Robert Sobukwe: Does he deserve the attention?

Robert Sobukwe’s movingly life is fast becoming the epitome of change politics these days. Be it on falliest radical status messages or Memorial lectures to counter the overly celebrated ruling party’s struggle leaders. Last year, the icon appeared as the point of reference for the #FeesMustFall movement.

However, Sobukwe is not just another struggle icon. He’s the founding president of the Pan Africanist Congress (of Azania), responsible for the March 21st, 1960 nationwide protest against the Pass Law. It’s been a long episode to the deserved acclaim for the late political dissident from the small Eastern Cape Town, Graaff-Reinet, who started his political journey as a member of the African National Congress Youth League.

In 1959, Sobukwe and Africanists identifying ANC members broke away from the party in objection to the Freedom Charter and the inclusion of the Communist Party of South Africa in the political formation. The break away was to bring to fruition, Sobukwe’s Ideological Africanist outlook that seeked to address prevailing material conditions for Africans by a formal systematized Apartheid regime.

The history of his political career thereafter till his death in 1978, is a remarkable one, it includes a “Sobukwe Clause”, Robben Island imprisonment, internal exile and the Sharpeville Massacre. A great story to follow up.

What intrigues me it his dedication to a Pan Africanist dream. Which is the action of rebirth of Africa through African dictation, without western intervention. The dream also a platform in which former South African President Thabo Mbeki built his version of an African Renaissance. The link being an attempt to mobilize Africans in unity against the consequences of colonialism by adopting an African (own) identity and liberation, independent of western and colonial influence.

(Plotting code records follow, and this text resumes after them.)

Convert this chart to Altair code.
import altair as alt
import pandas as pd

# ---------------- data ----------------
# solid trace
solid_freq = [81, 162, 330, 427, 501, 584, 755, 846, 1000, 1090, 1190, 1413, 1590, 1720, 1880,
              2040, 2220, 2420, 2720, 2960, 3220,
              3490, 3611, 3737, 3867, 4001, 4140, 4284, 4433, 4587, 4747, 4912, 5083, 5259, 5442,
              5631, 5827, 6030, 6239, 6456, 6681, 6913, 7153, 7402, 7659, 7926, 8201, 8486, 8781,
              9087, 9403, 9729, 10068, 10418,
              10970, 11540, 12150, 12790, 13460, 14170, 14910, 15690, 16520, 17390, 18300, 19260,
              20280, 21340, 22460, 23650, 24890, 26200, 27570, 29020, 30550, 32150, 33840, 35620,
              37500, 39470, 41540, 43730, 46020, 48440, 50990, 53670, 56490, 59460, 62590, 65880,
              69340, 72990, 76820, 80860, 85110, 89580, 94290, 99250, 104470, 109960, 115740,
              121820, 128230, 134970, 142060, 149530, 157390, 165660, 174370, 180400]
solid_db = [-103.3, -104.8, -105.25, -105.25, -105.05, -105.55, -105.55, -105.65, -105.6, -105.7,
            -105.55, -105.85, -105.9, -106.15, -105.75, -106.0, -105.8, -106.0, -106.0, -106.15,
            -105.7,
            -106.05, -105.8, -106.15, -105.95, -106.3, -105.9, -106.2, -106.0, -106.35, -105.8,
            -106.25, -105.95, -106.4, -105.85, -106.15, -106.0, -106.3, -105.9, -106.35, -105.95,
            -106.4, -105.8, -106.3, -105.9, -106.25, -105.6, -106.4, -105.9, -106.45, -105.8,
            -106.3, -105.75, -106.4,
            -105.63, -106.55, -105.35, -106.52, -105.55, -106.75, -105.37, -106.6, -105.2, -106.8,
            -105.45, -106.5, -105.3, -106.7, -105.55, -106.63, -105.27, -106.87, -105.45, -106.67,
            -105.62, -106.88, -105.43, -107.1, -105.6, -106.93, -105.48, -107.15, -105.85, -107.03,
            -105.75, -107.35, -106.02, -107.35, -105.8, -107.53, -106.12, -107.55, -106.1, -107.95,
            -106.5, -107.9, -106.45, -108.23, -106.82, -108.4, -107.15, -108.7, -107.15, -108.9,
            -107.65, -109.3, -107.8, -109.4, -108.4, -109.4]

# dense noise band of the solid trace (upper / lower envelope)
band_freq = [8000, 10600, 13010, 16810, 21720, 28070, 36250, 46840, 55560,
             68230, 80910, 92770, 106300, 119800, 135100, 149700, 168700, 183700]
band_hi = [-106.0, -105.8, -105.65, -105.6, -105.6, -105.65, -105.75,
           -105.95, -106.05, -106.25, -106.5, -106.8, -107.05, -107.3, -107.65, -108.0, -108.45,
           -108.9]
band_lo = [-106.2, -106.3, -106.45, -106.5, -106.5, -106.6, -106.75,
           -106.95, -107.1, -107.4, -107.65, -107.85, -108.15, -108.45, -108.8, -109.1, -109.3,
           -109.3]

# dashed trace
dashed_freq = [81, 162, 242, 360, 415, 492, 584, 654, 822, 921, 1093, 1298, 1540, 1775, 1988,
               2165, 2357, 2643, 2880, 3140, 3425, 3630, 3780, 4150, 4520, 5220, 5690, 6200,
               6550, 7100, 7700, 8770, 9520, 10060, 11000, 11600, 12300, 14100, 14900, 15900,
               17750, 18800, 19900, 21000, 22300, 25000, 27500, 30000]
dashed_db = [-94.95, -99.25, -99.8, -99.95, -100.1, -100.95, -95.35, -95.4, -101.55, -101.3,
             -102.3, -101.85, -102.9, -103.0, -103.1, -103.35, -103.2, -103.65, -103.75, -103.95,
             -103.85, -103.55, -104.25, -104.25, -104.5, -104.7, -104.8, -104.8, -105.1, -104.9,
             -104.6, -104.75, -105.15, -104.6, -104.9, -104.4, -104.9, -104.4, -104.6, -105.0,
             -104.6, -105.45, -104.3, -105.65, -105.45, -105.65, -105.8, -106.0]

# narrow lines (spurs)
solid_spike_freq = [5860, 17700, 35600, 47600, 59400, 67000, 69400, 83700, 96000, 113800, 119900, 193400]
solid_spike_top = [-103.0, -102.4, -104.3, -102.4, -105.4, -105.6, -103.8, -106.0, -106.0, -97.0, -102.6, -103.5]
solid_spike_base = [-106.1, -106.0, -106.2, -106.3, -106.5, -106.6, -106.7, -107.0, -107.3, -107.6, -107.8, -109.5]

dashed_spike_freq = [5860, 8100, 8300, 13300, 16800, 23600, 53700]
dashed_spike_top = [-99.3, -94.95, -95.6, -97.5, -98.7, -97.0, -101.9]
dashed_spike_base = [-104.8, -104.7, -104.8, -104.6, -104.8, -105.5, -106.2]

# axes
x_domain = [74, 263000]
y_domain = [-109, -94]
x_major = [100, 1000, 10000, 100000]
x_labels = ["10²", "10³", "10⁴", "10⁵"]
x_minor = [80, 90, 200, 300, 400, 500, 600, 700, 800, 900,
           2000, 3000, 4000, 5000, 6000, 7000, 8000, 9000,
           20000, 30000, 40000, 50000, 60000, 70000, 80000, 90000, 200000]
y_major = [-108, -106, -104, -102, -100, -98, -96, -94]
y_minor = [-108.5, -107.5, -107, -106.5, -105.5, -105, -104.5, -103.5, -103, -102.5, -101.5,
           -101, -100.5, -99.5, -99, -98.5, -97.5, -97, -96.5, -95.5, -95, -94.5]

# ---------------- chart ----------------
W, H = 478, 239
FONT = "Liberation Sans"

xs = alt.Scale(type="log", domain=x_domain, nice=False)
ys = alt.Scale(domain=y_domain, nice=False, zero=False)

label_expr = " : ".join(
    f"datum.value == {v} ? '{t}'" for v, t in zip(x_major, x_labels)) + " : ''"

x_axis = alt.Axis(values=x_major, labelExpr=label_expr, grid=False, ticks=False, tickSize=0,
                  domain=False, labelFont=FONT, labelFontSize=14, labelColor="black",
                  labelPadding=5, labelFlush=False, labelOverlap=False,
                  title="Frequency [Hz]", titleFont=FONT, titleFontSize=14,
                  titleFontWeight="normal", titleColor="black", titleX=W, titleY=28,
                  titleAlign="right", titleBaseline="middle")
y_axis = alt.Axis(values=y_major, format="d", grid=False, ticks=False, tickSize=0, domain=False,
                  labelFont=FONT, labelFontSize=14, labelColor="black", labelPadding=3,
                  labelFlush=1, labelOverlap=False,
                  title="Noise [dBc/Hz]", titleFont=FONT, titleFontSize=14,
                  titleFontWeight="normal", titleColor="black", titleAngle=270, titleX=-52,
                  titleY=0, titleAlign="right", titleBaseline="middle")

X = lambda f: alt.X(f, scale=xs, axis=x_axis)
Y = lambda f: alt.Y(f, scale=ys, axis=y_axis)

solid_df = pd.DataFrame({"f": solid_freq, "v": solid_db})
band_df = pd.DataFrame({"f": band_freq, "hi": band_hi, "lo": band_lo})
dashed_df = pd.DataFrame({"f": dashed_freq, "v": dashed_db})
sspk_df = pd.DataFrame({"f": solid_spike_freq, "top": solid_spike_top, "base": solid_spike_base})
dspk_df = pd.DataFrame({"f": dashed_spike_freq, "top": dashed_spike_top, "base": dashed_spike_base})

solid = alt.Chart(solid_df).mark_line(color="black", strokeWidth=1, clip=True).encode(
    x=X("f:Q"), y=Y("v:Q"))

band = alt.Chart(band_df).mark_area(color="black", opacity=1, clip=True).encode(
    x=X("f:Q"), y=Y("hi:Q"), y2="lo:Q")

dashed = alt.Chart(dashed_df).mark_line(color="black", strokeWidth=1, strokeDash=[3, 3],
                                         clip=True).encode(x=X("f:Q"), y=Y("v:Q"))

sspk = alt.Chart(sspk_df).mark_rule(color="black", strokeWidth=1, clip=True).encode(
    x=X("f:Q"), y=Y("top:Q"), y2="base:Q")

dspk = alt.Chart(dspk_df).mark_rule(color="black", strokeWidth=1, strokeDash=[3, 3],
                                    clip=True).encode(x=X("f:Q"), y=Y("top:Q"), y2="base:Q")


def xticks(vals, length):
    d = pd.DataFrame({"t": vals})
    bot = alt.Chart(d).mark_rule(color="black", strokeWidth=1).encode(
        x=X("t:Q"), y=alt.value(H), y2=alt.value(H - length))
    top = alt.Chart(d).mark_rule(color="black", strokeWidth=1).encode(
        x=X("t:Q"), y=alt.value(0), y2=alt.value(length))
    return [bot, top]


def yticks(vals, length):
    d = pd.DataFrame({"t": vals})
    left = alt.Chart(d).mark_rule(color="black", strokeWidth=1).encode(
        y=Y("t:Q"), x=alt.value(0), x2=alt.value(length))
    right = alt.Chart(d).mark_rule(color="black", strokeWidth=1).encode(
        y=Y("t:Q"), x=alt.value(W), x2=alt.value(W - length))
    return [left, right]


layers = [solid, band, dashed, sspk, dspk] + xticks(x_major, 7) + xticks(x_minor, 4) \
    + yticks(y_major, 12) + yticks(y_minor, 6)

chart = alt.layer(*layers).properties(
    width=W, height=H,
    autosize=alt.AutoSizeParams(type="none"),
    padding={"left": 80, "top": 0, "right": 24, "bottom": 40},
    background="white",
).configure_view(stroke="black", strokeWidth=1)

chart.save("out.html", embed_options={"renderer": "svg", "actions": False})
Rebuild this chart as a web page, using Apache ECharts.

To say I am a fan of the militancy of the then Sobukwe led PAC politics would be a lie but I cannot ignore the aims and the dream he had for South Africa, especially to the fact that his ideology speaks of a self-empowering Africa, an agency needed to ensure a favorable discourse, literature, economic emancipation, lasting peace and stability in the whole of Africa.

A lot has been said about Sobukwe and his politics. But one thing remains, South Africa and Africa lost a leader who would’ve led the decolonization project for the continent to begin to show its full potential. Does he deserve the amount of attention he is finally getting? Yes.